VwGH: Anerkannte Umweltorganisationen haben ein Recht einen Antrag auf die Durchführung einer Naturverträglichkeitsprüfung zu stellen
Der Verwaltungsgerichtshof (VwGH) hob am 22. Mai 2025 einen Beschluss des Landesverwaltungsgericht Niederösterreich (LVwG NÖ) auf, der eine Beschwerde einer anerkannten Umweltorganisation gegen die naturschutzrechtliche Bewilligung einer Forststraße im Vogelschutz- und Fauna-Flora-Habitat-Gebiet (FFH-Gebiet) Wachau mangels Beschwerdelegitimation zurückgewiesen hatte. Das LVwG NÖ argumentierte, dass der Umweltorganisation im nach § 8 NÖ Naturschutzgesetz (NSchG) 2000 geführten Bewilligungsverfahren keine Parteistellung zukomme. Der VwGH stellte klar, dass anerkannten Umweltorganisationen - ungeachtet dessen, dass die nationalen Verfahrensvorschriften ihr weder Parteistellung noch Rechtsmittellegitimation zuerkennen - aufgrund der Rechtsprechung des EuGH eine aus Art 9 Aarhus-Konvention iVm Art 47 GRC abgeleitete Parteistellung insoweit zuzuerkennen ist, als die Verletzung von Unionsumweltrechtsvorschriften geltend gemacht wird. Im gegenständlichen Fall machte die anerkannte Umweltorganisation in der Bescheidbeschwerde die unterbliebene Naturverträglichkeitsprüfung geltend, welche nach Art 6 Abs 3 FFH-RL in § 10 NÖ NSchG 2000 umgesetzt wurde. Der Umweltorganisation war somit Parteistellung im gegenständlichen Verfahren zuzuerkennen, so der VwGH.
(VwGH 22.05.2025, Ra 2023/10/0330-13)
Mehr dazu im aktuellen Umweltrechts-Blogbeitrag von Gregor Schamschula.

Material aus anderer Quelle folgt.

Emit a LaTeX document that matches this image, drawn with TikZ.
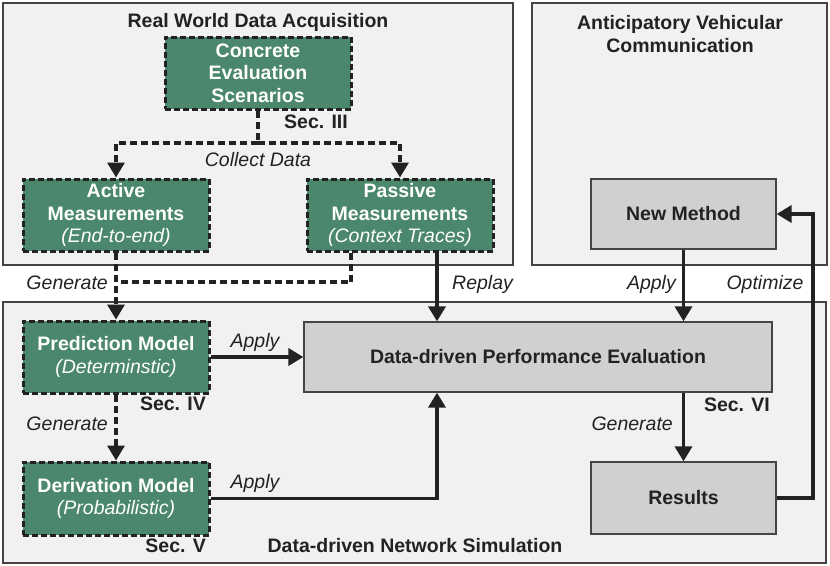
\documentclass[tikz,border=0pt]{standalone}
\usepackage{fontspec}
\setmainfont{Liberation Sans}
\usetikzlibrary{arrows.meta,calc}
\definecolor{grn}{HTML}{4A876C}
\definecolor{gbox}{HTML}{D0D0D0}
\definecolor{bgc}{HTML}{F1F1F1}
\definecolor{ln}{HTML}{222222}
\definecolor{frame}{HTML}{444444}
\begin{document}
\begin{tikzpicture}[x=1pt,y=-1pt,
  greenbox/.style={draw=ln, fill=grn, line width=3pt, dash pattern=on 6pt off 3pt, text=white,
    font=\fontsize{19.5}{22.5}\selectfont\bfseries, align=center, inner sep=0pt},
  graybox/.style={draw=frame, fill=gbox, line width=1.3pt, text=ln,
    font=\fontsize{19.5}{22.5}\selectfont\bfseries, align=center, inner sep=0pt},
  region/.style={draw=frame, fill=bgc, line width=1.5pt},
  arr/.style={-{Triangle[width=17pt,length=15pt]}, line width=3.6pt, draw=ln},
  dsh/.style={line width=3.4pt, dash pattern=on 7pt off 4pt, draw=ln},
  lbl/.style={font=\fontsize{19.5}{22.5}\selectfont\itshape, text=ln, inner sep=0pt},
  hdr/.style={font=\fontsize{19.5}{22.5}\selectfont\bfseries, text=ln, inner sep=0pt, align=center},
  sec/.style={font=\fontsize{19.5}{22.5}\selectfont\bfseries, text=ln, inner sep=0pt, anchor=east}]
\useasboundingbox (0,0) rectangle (830,565);
% regions
\draw[region] (3,3) rectangle (513,265);
\draw[region] (532,3) rectangle (827,265);
\draw[region] (3,302) rectangle (826,563);
\node[hdr] (t1) at (258,22) {Real World Data Acquisition};
\node[hdr] (t2) at (680,34) {Anticipatory Vehicular\\Communication};
\node[hdr] (t3) at (415,546) {Data-driven Network Simulation};
% nodes
\node[greenbox, minimum width=186pt, minimum height=72pt] (conc) at (258,73) {Concrete\\Evaluation\\Scenarios};
\node[greenbox, minimum width=186pt, minimum height=72pt] (act) at (116,215) {Active\\Measurements\\{\mdseries\itshape (End-to-end)}};
\node[greenbox, minimum width=186pt, minimum height=72pt] (pas) at (400,215) {Passive\\Measurements\\{\mdseries\itshape (Context Traces)}};
\node[greenbox, minimum width=186pt, minimum height=72pt] (pred) at (116,357) {Prediction Model\\{\mdseries\itshape (Determinstic)}};
\node[greenbox, minimum width=186pt, minimum height=73pt] (der) at (116,498.5) {Derivation Model\\{\mdseries\itshape (Probabilistic)}};
\node[graybox, minimum width=468pt, minimum height=70pt] (perf) at (538,357) {Data-driven Performance Evaluation};
\node[graybox, minimum width=185pt, minimum height=70pt] (nm) at (683.5,214) {New Method};
\node[graybox, minimum width=185pt, minimum height=72pt] (res) at (683.5,498) {Results};
% section labels
\node[sec] (s3) at (348,122) {Sec. III};
\node[sec] (s4) at (206,404) {Sec. IV};
\node[sec] (s5) at (206,546) {Sec. V};
\node[sec] (s6) at (770,405) {Sec. VI};
% helper coordinates
\coordinate (sp) at (258,143);
\coordinate (px) at (351,0);
\coordinate (rx) at (437,0);
\coordinate (jn) at (117,282);
\coordinate (ox) at (813,0);
% connectors
\draw[dsh] (conc.south) -- (sp);
\draw[dsh,arr,line width=3.4pt] (sp) -| (act.north);
\draw[dsh,arr,line width=3.4pt] (sp) -| (pas.north);
\draw[dsh,arr,line width=3.4pt] (act.south) -- (pred.north);
\draw[dsh] (pas.south -| px) |- (jn);
\draw[arr] (pas.south -| rx) -- (perf.north -| rx);
\draw[dsh,arr,line width=3.4pt] (pred.south) -- (der.north);
\draw[arr] (pred.east) -- (perf.west);
\draw[arr] (der.east) -| (perf.south -| rx);
\draw[arr] (nm.south) -- (perf.north -| nm.south);
\draw[arr] (perf.south -| res.north) -- (res.north);
\draw[arr] (res.east) -- (res.east -| ox) -- (nm.east -| ox) -- (nm.east);
% labels
\node[lbl] (l1) at (258,160) {Collect Data};
\node[lbl, anchor=east] (l2) at (108,283) {Generate};
\node[lbl, anchor=west] (l3) at (452,284) {Replay};
\node[lbl, anchor=east] (l4) at (676,284) {Apply};
\node[lbl] (l5) at (765,284) {Optimize};
\node[lbl] (l6) at (255,342) {Apply};
\node[lbl] (l7) at (255,483) {Apply};
\node[lbl, anchor=east] (l8) at (108,424) {Generate};
\node[lbl, anchor=east] (l9) at (673,424) {Generate};
\end{tikzpicture}
\end{document}
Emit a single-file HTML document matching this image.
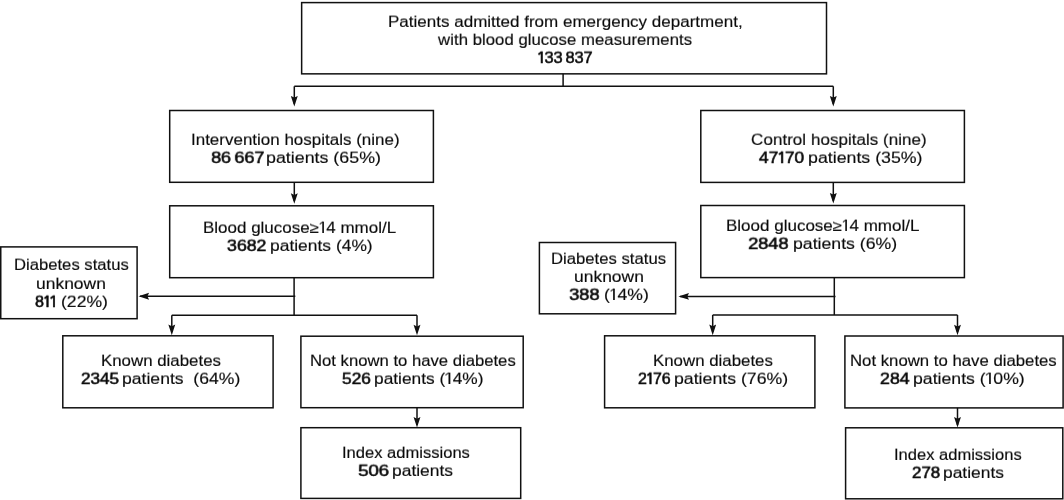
<!DOCTYPE html>
<html><head><meta charset="utf-8"><style>
html,body{margin:0;padding:0;background:#fff;width:1064px;height:500px;overflow:hidden;position:relative}
svg{position:absolute;left:0;top:0}
rect,line{fill:none;stroke:#101010;stroke-width:1.5}
.ah{fill:#101010;stroke:none}
.t{position:absolute;white-space:nowrap;font-family:"Liberation Sans",sans-serif;font-size:16.0px;line-height:normal;color:#0a0a0a;-webkit-text-stroke:0.15px #0a0a0a;transform-origin:0 14px;will-change:transform}

.o{position:relative;margin:0 0.9px 0 1.6px}
.o::before{content:"";position:absolute;left:-2.4px;top:1.6px;width:3.6px;height:1.4px;background:currentColor;transform:rotate(-38deg);transform-origin:100% 0}
.t b .o::before{height:1.9px}
.t b .o{margin:0 0.5px 0 1.4px}
.ts{letter-spacing:-0.3px}
.t b{font-weight:normal;-webkit-text-stroke:0.55px #0a0a0a;letter-spacing:-0.1px}
</style></head><body>
<svg width="1064" height="500" viewBox="0 0 1064 500"><rect x="301.65" y="2.6" width="524.85" height="71.25"/><rect x="169.7" y="110.5" width="263.70" height="71.80"/><rect x="700.8" y="110.5" width="263.60" height="71.90"/><rect x="169.7" y="205.8" width="263.70" height="71.90"/><rect x="700.8" y="205.5" width="263.60" height="72.10"/><rect x="0.75" y="246.9" width="136.35" height="71.80"/><rect x="539.4" y="242.5" width="136.20" height="71.30"/><rect x="62.8" y="335.8" width="210.30" height="72.00"/><rect x="300.9" y="336.2" width="222.30" height="71.50"/><rect x="300.9" y="427.7" width="219.80" height="70.70"/><rect x="604.6" y="335.8" width="210.30" height="72.00"/><rect x="844.9" y="336.0" width="218.20" height="71.90"/><rect x="845.6" y="427.8" width="217.20" height="71.00"/><line x1="563.1" y1="73.85" x2="563.1" y2="86.3"/><line x1="294.3" y1="86.3" x2="833.3" y2="86.3"/><line x1="294.3" y1="86.3" x2="294.3" y2="104"/><line x1="833.3" y1="86.3" x2="833.3" y2="104"/><line x1="294.3" y1="182.3" x2="294.3" y2="201"/><line x1="833.3" y1="182.4" x2="833.3" y2="201"/><line x1="294.1" y1="277.7" x2="294.1" y2="315.3"/><line x1="295.3" y1="296.2" x2="140" y2="296.2"/><line x1="171.8" y1="315.3" x2="417" y2="315.3"/><line x1="171.8" y1="315.3" x2="171.8" y2="332"/><line x1="417" y1="315.3" x2="417" y2="332"/><line x1="417" y1="407.7" x2="417" y2="425"/><line x1="834.3" y1="277.6" x2="834.3" y2="315.0"/><line x1="835.5" y1="296.4" x2="680" y2="296.4"/><line x1="712.7" y1="315.0" x2="957.5" y2="315.0"/><line x1="712.7" y1="315.0" x2="712.7" y2="332"/><line x1="957.5" y1="315.0" x2="957.5" y2="332"/><line x1="957.5" y1="407.9" x2="957.5" y2="425"/><path class="ah" d="M294.30 106.50L290.85 95.90L294.30 97.60L297.75 95.90ZM833.30 106.50L829.85 95.90L833.30 97.60L836.75 95.90ZM294.30 203.80L290.85 193.20L294.30 194.90L297.75 193.20ZM833.30 203.50L829.85 192.90L833.30 194.60L836.75 192.90ZM138.50 296.20L149.10 292.75L147.40 296.20L149.10 299.65ZM678.40 296.40L689.00 292.95L687.30 296.40L689.00 299.85ZM171.80 335.20L168.35 324.60L171.80 326.30L175.25 324.60ZM417.00 335.30L413.55 324.70L417.00 326.40L420.45 324.70ZM712.70 335.20L709.25 324.60L712.70 326.30L716.15 324.60ZM957.50 335.30L954.05 324.70L957.50 326.40L960.95 324.70ZM417.00 427.60L413.55 417.00L417.00 418.70L420.45 417.00ZM957.50 427.60L954.05 417.00L957.50 418.70L960.95 417.00Z"/></svg>
<div class="t" style="left:387.94px;top:13px;transform:scale(1.0634,0.95)">Patients admitted from emergency department,</div><div class="t" style="left:437.79px;top:31px;transform:scale(1.0500,0.95)">with blood glucose measurements</div><div class="t" style="left:538.00px;top:49px;transform:scale(1.0264,0.95)"><b><span class="o">I</span>33<span class="ts"> </span>837</b></div><div class="t" style="left:191.15px;top:131px;transform:scale(1.0610,0.95)">Intervention hospitals (nine)</div><div class="t" style="left:210.85px;top:149px;transform:scale(1.1348,0.95)"><b>86<span class="ts"> </span>667</b></div><div class="t" style="left:266.31px;top:149px;transform:scale(1.1139,0.95)">patients (65%)</div><div class="t" style="left:750.93px;top:131px;transform:scale(1.0681,0.95)">Control hospitals (nine)</div><div class="t" style="left:758.63px;top:149px;transform:scale(1.0854,0.95)"><b>47<span class="o">I</span>70</b></div><div class="t" style="left:807.73px;top:149px;transform:scale(1.1099,0.95)">patients (35%)</div><div class="t" style="left:202.91px;top:219px;transform:scale(1.0608,0.95)">Blood glucose≥<span class="o">I</span>4 mmol/L</div><div class="t" style="left:227.00px;top:237px;transform:scale(1.1143,0.95)"><b>3682</b></div><div class="t" style="left:270.33px;top:237px;transform:scale(1.0892,0.95)">patients (4%)</div><div class="t" style="left:726.35px;top:217px;transform:scale(1.0624,0.95)">Blood glucose≥<span class="o">I</span>4 mmol/L</div><div class="t" style="left:748.43px;top:235px;transform:scale(1.1486,0.95)"><b>2848</b></div><div class="t" style="left:792.89px;top:235px;transform:scale(1.1054,0.95)">patients (6%)</div><div class="t" style="left:13.76px;top:256px;transform:scale(1.0404,0.95)">Diabetes status</div><div class="t" style="left:35.86px;top:275px;transform:scale(1.0903,0.95)">unknown</div><div class="t" style="left:34.80px;top:293px;transform:scale(1.0100,0.95)"><b>8<span class="o">I</span><span class="o">I</span></b></div><div class="t" style="left:60.90px;top:293px;transform:scale(1.1000,0.95)">(22%)</div><div class="t" style="left:551.14px;top:250px;transform:scale(1.0431,0.95)">Diabetes status</div><div class="t" style="left:573.86px;top:268px;transform:scale(1.0903,0.95)">unknown</div><div class="t" style="left:569.00px;top:286px;transform:scale(1.1500,0.95)"><b>388</b></div><div class="t" style="left:604.32px;top:286px;transform:scale(1.1000,0.95)">(<span class="o">I</span>4%)</div><div class="t" style="left:100.95px;top:352px;transform:scale(1.0536,0.95)">Known diabetes</div><div class="t" style="left:80.58px;top:370px;transform:scale(1.0771,0.95)"><b>2345</b></div><div class="t" style="left:121.85px;top:370px;transform:scale(1.0991,0.95)">patients&nbsp; (64%)</div><div class="t" style="left:309.55px;top:352px;transform:scale(1.0418,0.95)">Not known to have diabetes</div><div class="t" style="left:341.58px;top:370px;transform:scale(1.0846,0.95)"><b>526</b></div><div class="t" style="left:373.92px;top:370px;transform:scale(1.0820,0.95)">patients (<span class="o">I</span>4%)</div><div class="t" style="left:341.97px;top:444px;transform:scale(1.0344,0.95)">Index admissions</div><div class="t" style="left:357.91px;top:462px;transform:scale(1.1731,0.95)"><b>506</b></div><div class="t" style="left:392.08px;top:462px;transform:scale(1.0891,0.95)">patients</div><div class="t" style="left:652.95px;top:352px;transform:scale(1.0527,0.95)">Known diabetes</div><div class="t" style="left:638.00px;top:370px;transform:scale(1.0000,0.95)"><b>2<span class="o">I</span>76</b></div><div class="t" style="left:673.84px;top:370px;transform:scale(1.1069,0.95)">patients (76%)</div><div class="t" style="left:849.54px;top:352px;transform:scale(1.0469,0.95)">Not known to have diabetes</div><div class="t" style="left:879.94px;top:370px;transform:scale(1.1154,0.95)"><b>284</b></div><div class="t" style="left:913.05px;top:370px;transform:scale(1.1040,0.95)">patients (<span class="o">I</span>0%)</div><div class="t" style="left:893.97px;top:446px;transform:scale(1.0328,0.95)">Index admissions</div><div class="t" style="left:911.59px;top:464px;transform:scale(1.0654,0.95)"><b>278</b></div><div class="t" style="left:943.33px;top:464px;transform:scale(1.0873,0.95)">patients</div>
</body></html>
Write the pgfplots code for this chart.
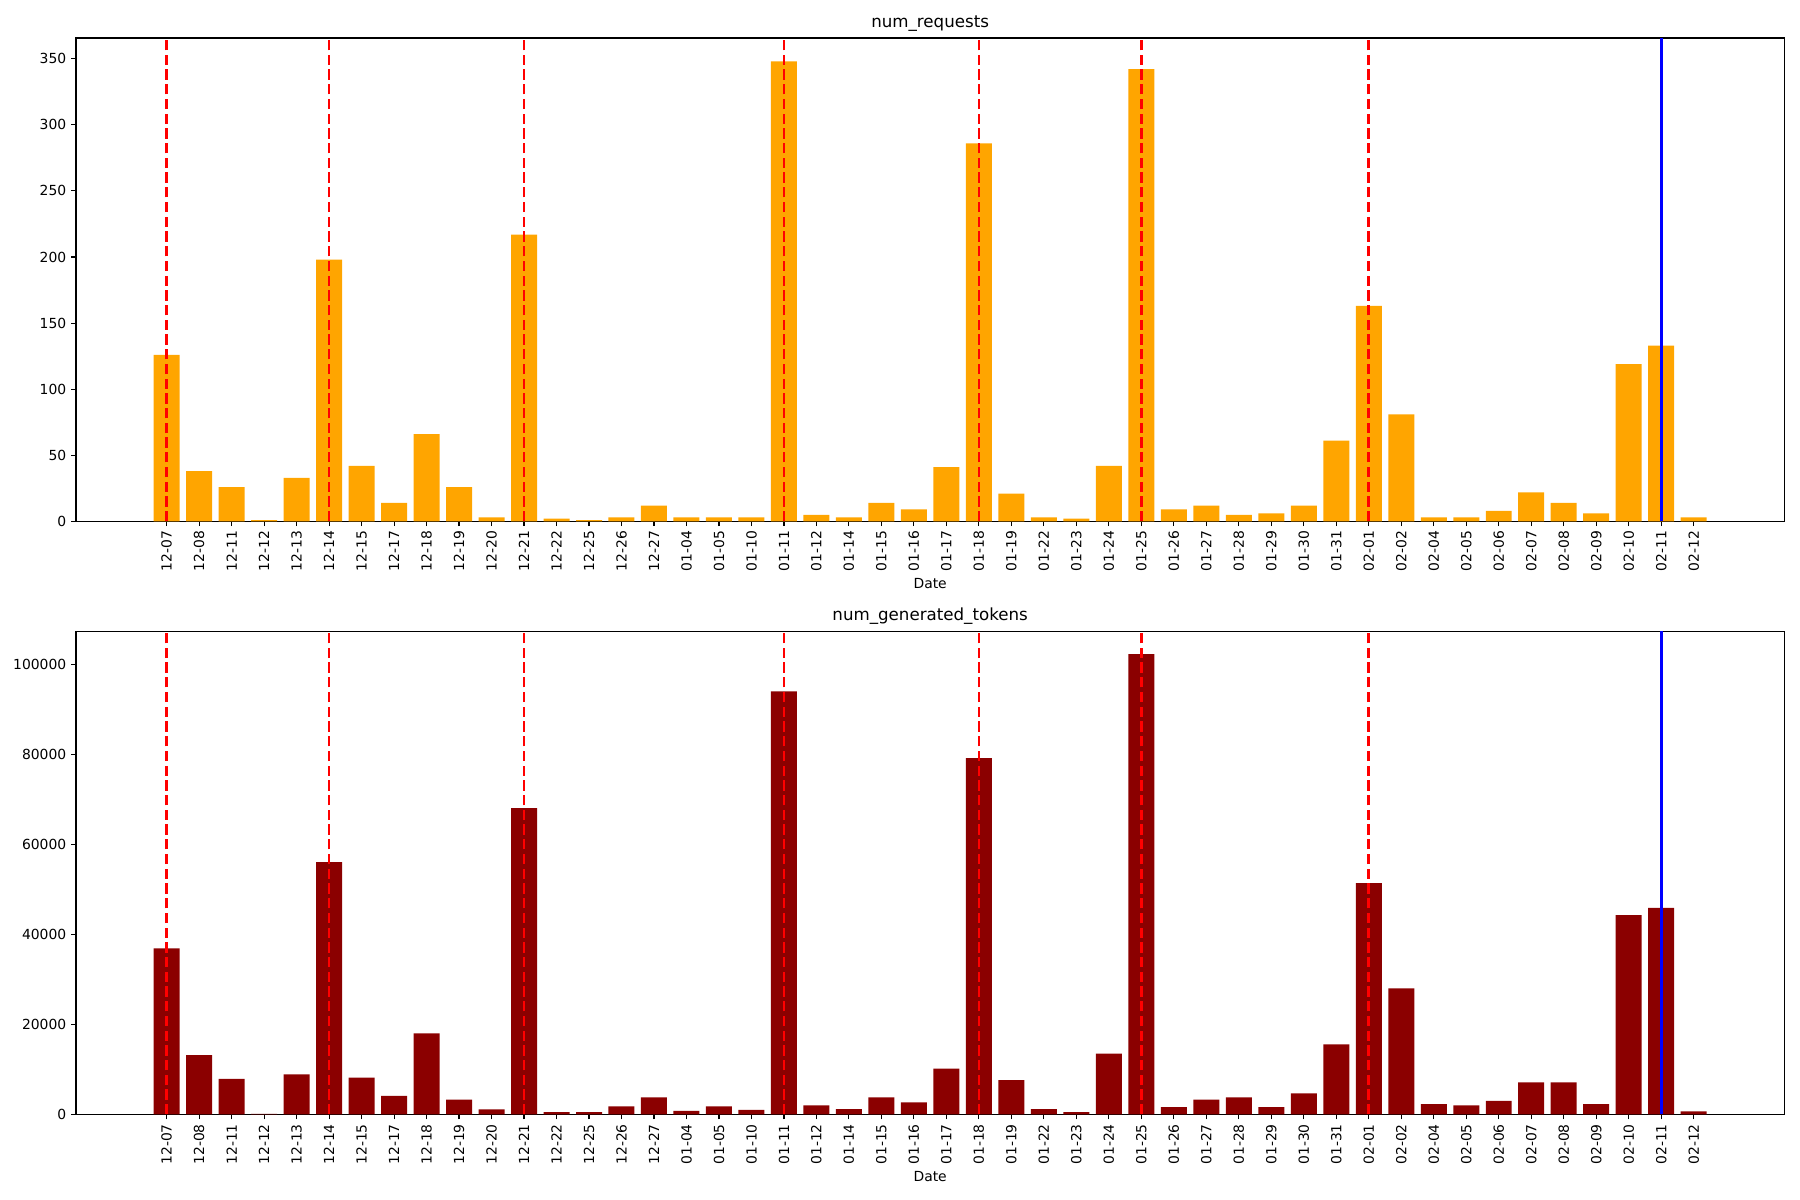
\documentclass[border=0pt]{standalone}
\usepackage{pgfplots}
\usepackage{pgfplotstable}
\pgfplotsset{compat=1.18}
\usepackage{fontspec}
\setmainfont{DejaVu Sans}

\pgfplotstableread{
x req tok
0 126 36900
1 38 13200
2 26 7900
3 1 150
4 33 8900
5 198 56100
6 42 8200
7 14 4100
8 66 18000
9 26 3300
10 3 1100
11 217 68100
12 2 500
13 1 500
14 3 1800
15 12 3800
16 3 800
17 3 1800
18 3 1000
19 348 94000
20 5 2000
21 3 1200
22 14 3800
23 9 2700
24 41 10200
25 286 79200
26 21 7600
27 3 1200
28 2 500
29 42 13500
30 342 102300
31 9 1600
32 12 3300
33 5 3800
34 6 1600
35 12 4700
36 61 15600
37 163 51400
38 81 28000
39 3 2300
40 3 2000
41 8 3000
42 22 7100
43 14 7100
44 6 2300
45 119 44300
46 133 45900
47 3 700
}\datatable

\pgfplotsset{
  myaxis/.style={
    width=1230pt, height=348pt, scale only axis,
    xmin=-2.79, xmax=49.79,
    ymin=0,
    xtick={0,...,47},
    xticklabels={12-07,12-08,12-11,12-12,12-13,12-14,12-15,12-17,12-18,12-19,12-20,12-21,12-22,12-25,12-26,12-27,01-04,01-05,01-10,01-11,01-12,01-14,01-15,01-16,01-17,01-18,01-19,01-22,01-23,01-24,01-25,01-26,01-27,01-28,01-29,01-30,01-31,02-01,02-02,02-04,02-05,02-06,02-07,02-08,02-09,02-10,02-11,02-12},
    x tick label style={rotate=90, anchor=east, font=\fontsize{10}{12}\selectfont},
    y tick label style={font=\fontsize{10}{12}\selectfont, /pgf/number format/fixed, /pgf/number format/precision=0, /pgf/number format/1000 sep={}, /pgf/number format/assume math mode=true},
    tick align=outside, tick pos=left,
    major tick length=3.5pt,
    tick style={black, line width=0.8pt},
    axis line style={line width=0.8pt},
    xlabel={Date},
    xlabel style={font=\fontsize{10}{12}\selectfont, yshift=2pt},
    title style={font=\fontsize{12}{14}\selectfont, yshift=-5pt},
    scaled y ticks=false,
    ybar, bar width=0.8, bar shift=0pt,
    clip=true,
  },
  vline/.style={red, line width=2pt, dash pattern=on 7.4pt off 3.2pt, forget plot, sharp plot},
  bline/.style={blue, line width=2pt, forget plot, sharp plot},
}

\begin{document}
\begin{tikzpicture}
\begin{axis}[myaxis, ymax=365.6, ytick={0,50,...,350}, title={num\_requests}]
\addplot[fill={rgb,255:red,255;green,165;blue,0}, draw=none] table[x=x, y=req] {\datatable};
\addplot[vline] coordinates {(0,0) (0,400)};
\addplot[vline] coordinates {(5,0) (5,400)};
\addplot[vline] coordinates {(11,0) (11,400)};
\addplot[vline] coordinates {(19,0) (19,400)};
\addplot[vline] coordinates {(25,0) (25,400)};
\addplot[vline] coordinates {(30,0) (30,400)};
\addplot[vline] coordinates {(37,0) (37,400)};
\addplot[bline] coordinates {(46,0) (46,400)};
\end{axis}
\begin{axis}[myaxis, at={(0,-427pt)}, ymax=107415, ytick={0,20000,40000,60000,80000,100000}, yticklabels={0,20000,40000,60000,80000,100000}, title={num\_generated\_tokens}]
\addplot[fill={rgb,255:red,139;green,0;blue,0}, draw=none] table[x=x, y=tok] {\datatable};
\addplot[vline] coordinates {(0,0) (0,120000)};
\addplot[vline] coordinates {(5,0) (5,120000)};
\addplot[vline] coordinates {(11,0) (11,120000)};
\addplot[vline] coordinates {(19,0) (19,120000)};
\addplot[vline] coordinates {(25,0) (25,120000)};
\addplot[vline] coordinates {(30,0) (30,120000)};
\addplot[vline] coordinates {(37,0) (37,120000)};
\addplot[bline] coordinates {(46,0) (46,120000)};
\end{axis}
\pgfresetboundingbox
\useasboundingbox (-54.7pt,-488.2pt) rectangle (1241.3pt,375.4pt);
\end{tikzpicture}
\end{document}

EFTA-Gerichtshof stellt klar, dass Scope-3-Emissionen in UVP berücksichtigt werden müssen
Der Gerichtshof der Europäischen Freihandelsassoziation (EFTA-Gerichtshof) hat am 21. Mai 2025 in einem wegweisenden Gutachten klargestellt, dass im Rahmen von Umweltverträglichkeitsprüfungen (UVP) für neue Öl‑ und Gasprojekte auch die Scope‑3‑Emissionen – also indirekte Emissionen, die z.B. bei späterem Verbrennen der fossilen Brennstoffe entstehen – bewertet werden müssen. Zu diesem Schluss kam der Gerichtshof auf Basis der Richtlinie 2011/92/EU (UVP-RL). Der Gerichtshof lehnte Argumente ab, wonach solche Emissionen nicht zugerechnet werden können, und betonte, dass sie als „signifikante indirekte Effekte“ unbedingt zu berücksichtigen sind. Das Urteil richtet sich an die EFTA‑Mitgliedsstaaten Norwegen, Island und Liechtenstein, zieht aber auch in anderen europäischen Mitgliedstaaten Konsequenzen nach sich. Nationale Behörden sind nun verpflichtet, bereits erteilte Genehmigungen zu überprüfen und gegebenenfalls rückgängig zu machen, wenn sie unter Vernachlässigung der Scope‑3‑Emissionen erfolgten.
(Fall E-18/24, 21.05.2025)
FFH-RL: Herabsetzung des Schutzstatus Wolf final beschlossen
Nachdem der Schutzstatus des Wolfes mit März dieses Jahres in der Berner Konvention (Völkerrecht) herabgesetzt wurde, stand der Weg für die EU offen, den Schutz des Wolfes auch auf Ebene des Unionsrechts (Fauna-Flora-Habitat-Richtlinie, kurz FFH-RL) zu senken. Anfang Juni hat der Rat der EU die Herabsetzung des Schutzstatus des Wolfes in der FFH-RL final angenommen, diese tritt Ende Juni in Kraft. Der Wolf ist nun nicht mehr “streng geschützt” (Anhang IV), sondern nur mehr “geschützt” (Anhang V). Die Pflicht der Mitgliedstaaten einen günstigen Erhaltungszustand zu erreichen, bleibt aber bestehen. Der Erhaltungszustand des Wolfs in Österreich ist ungünstig. Das heißt: Wolfstötungen sind nach wie vor nur in ganz konkreten Einzelfällen rechtlich zulässig. Die Naturschutz- und Jagdgesetze der Bundesländer müssen den Wolf nach wie vor durch Jagdverbote oder starke Beschränkungen der Jagd schützen.